Sim, a obesidade e a diabetes infantil é um problema. Aliás, não é apenas infantil, é mesmo na população em geral. Apesar da crescente legislação restritiva sobre publicidade, regulação diversa e até impostos, por exemplo sobre os produtos açucarados, a problemática não reduz. Há que fazer mais do que proibir e taxar. Se não se educar a sério, estas restrições farão alguns políticos pontualmente contentes, mas terão o efeito daqueles adolescentes que privados de algo se excedem em adultos. Ou simplesmente transferirão a sua forma de consumo. Diziam-me a pediatra, a propósito dos meus filhos gostarem de peixe e fruta: “se os pais não gostam, é natural que não comam”. Lembro-me muitas vezes disso em conversas sobre utilização de telemóveis, leitura de livros ou gosto pela matemática.

Não digo com isso que não haja um papel para a escola, sobretudo para famílias com menor acesso a informação ou com menos foco no tema.

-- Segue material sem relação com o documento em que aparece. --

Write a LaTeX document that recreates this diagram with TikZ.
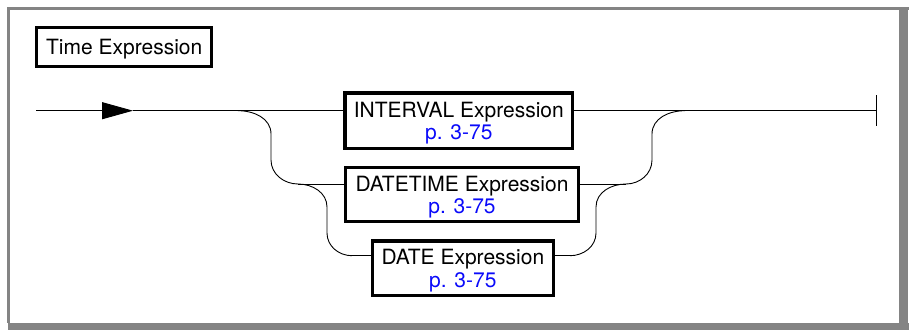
\documentclass[tikz,border=0pt]{standalone}
\usepackage{fontspec}
\setmainfont{TeX Gyre Heros}
\usetikzlibrary{arrows.meta}
\definecolor{framegray}{RGB}{132,132,132}
\definecolor{linkblue}{RGB}{10,10,250}
\tikzset{
  diagfont/.style={font=\fontsize{21}{22.4}\selectfont},
  titlebox/.style={draw, line width=3.3pt, diagfont, inner sep=0pt,
    minimum width=175pt, minimum height=39pt, text depth=0pt},
  exprbox/.style={draw, line width=3.3pt, diagfont, align=center, inner sep=0pt,
    text height=37.5pt, text depth=0pt, fill=white},
  conn/.style={line width=0.9pt, black},
}
\begin{document}
\begin{tikzpicture}[x=1pt, y=-1pt]
\useasboundingbox (0,0) rectangle (909,330);
% frame
\fill[framegray] (7.3,7.3) rectangle (10,323.3);
\fill[framegray] (7.3,7.3) rectangle (909,10);
\fill[framegray] (899,10) rectangle (907.5,330);
\fill[framegray] (8,323.3) rectangle (909,330);

% title
\node[titlebox] (title) at (124.2,47.15) {Time Expression};

% boxes
\node[exprbox, minimum width=227.7pt, minimum height=55.4pt] (interval) at (458.8,120.65)
  {INTERVAL Expression\\\textcolor{linkblue}{p. 3-75}};
\node[exprbox, minimum width=232.7pt, minimum height=54pt] (datetime) at (462,194.65)
  {DATETIME Expression\\\textcolor{linkblue}{p. 3-75}};
\node[exprbox, minimum width=181pt, minimum height=54.7pt] (date) at (462.85,268.3)
  {DATE Expression\\\textcolor{linkblue}{p. 3-75}};

% coordinates
\coordinate (start) at (36,110.7);
\coordinate (atip) at (133,110.7);
\coordinate (stop) at (876,110.7);
\coordinate (dl) at (298,184);
\coordinate (dr) at (626,184);
\coordinate (el) at (352,255.7);
\coordinate (er) at (570,255.7);

% main line
\draw[conn, -{Triangle[length=31pt,width=17pt]}] (start) -- (atip);
\draw[conn] (atip) -- (start -| interval.west);
\draw[conn] (interval.east |- stop) -- (stop);
\draw[conn] ([yshift=15.5pt]stop) -- ([yshift=-15.5pt]stop);

% left branches
\draw[conn] (238,110.7) to[out=0,in=90] (271,134) -- (271,160) to[out=-90,in=180] (dl);
\draw[conn] (dl) -- (dl -| datetime.west);
\draw[conn] (dl) to[out=0,in=90] (327,207) -- (327,233) to[out=-90,in=180] (el);
\draw[conn] (el) -- (el -| date.west);

% right branches
\draw[conn] (dr -| datetime.east) -- (dr);
\draw[conn] (dr) to[out=0,in=-90] (652,160) -- (652,134) to[out=90,in=180] (685,110.7);
\draw[conn] (er -| date.east) -- (er);
\draw[conn] (er) to[out=0,in=-90] (596,233) -- (596,207) to[out=90,in=180] (dr);
\end{tikzpicture}
\end{document}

Há, sim. A escola tem de ser, por excelência, um ambiente de literacia. É o conhecimento e a decisão de escolha que fará com que todos os dias para o resto das suas vidas decidam o que querem ou não querem comer e beber. O restante pode ser paliativo e reflete o que temos de governação, numa permanente e fácil política de maquilhagem.

Mais uma vez um bom exemplo onde se cruzam Educação e Saúde e em como devíamos ambicionar em ter uma população, para além de elevada literacia, com bons indicadores ao nível de saúde, de prestação e universalização na saúde, e indicadores de qualidade de vida (algo que devia sempre vir em conjunto com a esperança média de vida). Invista-se em dar efetiva autonomia e meios às escolas e liberdade de escolha. (In)formemos. Assim a prazo teremos cidadãos com informação e capacitados para escolher no futuro, o que inclui poderem escolher escolas com melhores projetos nutricionais.